Preheat your oven to 200°C. Trim and chop the aubergine into 2cm pieces. Pop the aubergine onto a large baking tray. Drizzle with oil, season with salt and pepper and sprinkle over the North Indian style curry powder. Toss to coat, then arrange in a single layer. Roast the aubergine until golden brown and soft, 25-30 mins, turning halfway through.

2

Meanwhile, halve, peel and chop the onion into small pieces. Heat a drizzle of oil in a large saucepan over medium-high heat. Once hot, add the onion and cook, stirring, until softened and turning brown, 5-6 mins.

3

Add the korma curry paste and cook, stirring, for 1 minute. Add the passata, lentils, water (see ingredients for amount), vegetable stock paste, sugar (see ingredients for amount). Season with salt and pepper and bring to a boil. Once boiling, lower the heat to medium and cook until the lentils are soft, 20-25 mins. Stir regularly to make sure it doesn't stick to the bottom of the pan and add a splash of water if it is starting to get too thick.

4

Pour the cold water for the rice (see ingredients for amount) into a medium saucepan with a tight-fitting lid. Stir in the rice and 1/4 tsp of salt, cover with the lid and bring to the boil on medium-high heat.

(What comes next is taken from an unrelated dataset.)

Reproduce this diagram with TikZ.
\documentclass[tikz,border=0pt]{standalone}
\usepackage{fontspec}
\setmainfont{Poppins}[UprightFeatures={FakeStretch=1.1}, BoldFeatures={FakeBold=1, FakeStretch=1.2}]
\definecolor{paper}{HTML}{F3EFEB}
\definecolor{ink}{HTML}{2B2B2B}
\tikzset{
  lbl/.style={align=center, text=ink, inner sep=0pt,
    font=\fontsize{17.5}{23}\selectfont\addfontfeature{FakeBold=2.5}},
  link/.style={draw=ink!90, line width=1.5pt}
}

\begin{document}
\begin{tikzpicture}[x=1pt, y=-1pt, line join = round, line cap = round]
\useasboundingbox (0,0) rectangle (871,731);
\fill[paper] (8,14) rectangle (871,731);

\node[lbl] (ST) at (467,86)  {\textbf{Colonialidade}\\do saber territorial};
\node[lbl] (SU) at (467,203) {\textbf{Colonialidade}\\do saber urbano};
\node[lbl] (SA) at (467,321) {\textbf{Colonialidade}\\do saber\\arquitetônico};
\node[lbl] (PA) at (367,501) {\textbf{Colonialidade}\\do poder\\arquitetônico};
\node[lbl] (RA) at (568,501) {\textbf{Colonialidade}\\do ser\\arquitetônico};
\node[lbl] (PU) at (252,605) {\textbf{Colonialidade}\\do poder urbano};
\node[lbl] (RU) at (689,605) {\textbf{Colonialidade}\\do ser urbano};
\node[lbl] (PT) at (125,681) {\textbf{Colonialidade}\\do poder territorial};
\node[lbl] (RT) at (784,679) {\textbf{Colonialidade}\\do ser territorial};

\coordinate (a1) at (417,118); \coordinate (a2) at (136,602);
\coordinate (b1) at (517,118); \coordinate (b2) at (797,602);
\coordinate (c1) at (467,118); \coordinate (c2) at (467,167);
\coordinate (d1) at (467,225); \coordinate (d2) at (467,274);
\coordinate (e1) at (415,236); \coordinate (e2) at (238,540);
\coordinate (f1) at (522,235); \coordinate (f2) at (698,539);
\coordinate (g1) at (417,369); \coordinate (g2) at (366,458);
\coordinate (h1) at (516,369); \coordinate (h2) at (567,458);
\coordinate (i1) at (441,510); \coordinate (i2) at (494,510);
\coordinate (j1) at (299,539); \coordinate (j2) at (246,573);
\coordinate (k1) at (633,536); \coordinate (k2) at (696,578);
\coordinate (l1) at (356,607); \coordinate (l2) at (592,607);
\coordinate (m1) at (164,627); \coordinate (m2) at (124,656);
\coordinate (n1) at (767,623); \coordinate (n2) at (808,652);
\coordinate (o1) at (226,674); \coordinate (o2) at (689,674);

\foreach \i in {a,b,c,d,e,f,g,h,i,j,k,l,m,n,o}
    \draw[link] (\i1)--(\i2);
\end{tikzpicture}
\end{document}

Once boiling, turn the heat down to its lowest setting. Leave to cook for 10 mins, then remove the pan from the heat (still covered) and leave to the side for another 10 mins or until ready to serve (the rice will continue to cook in its own steam).

5

Roughly chop the coriander (stalks and all). Once the lentils are cooked, add the spinach a handful at a time, stirring, until wilted and piping hot, 2-3 mins. Stir through half the roasted aubergine, half the Greek yoghurt and half the coriander. Taste and season with salt and pepper.

6

Once everything is ready, divide the rice between plates. Top with the dal, add the remaining roasted aubergine and remaining yoghurt. Scatter over the remaining coriander. Enjoy!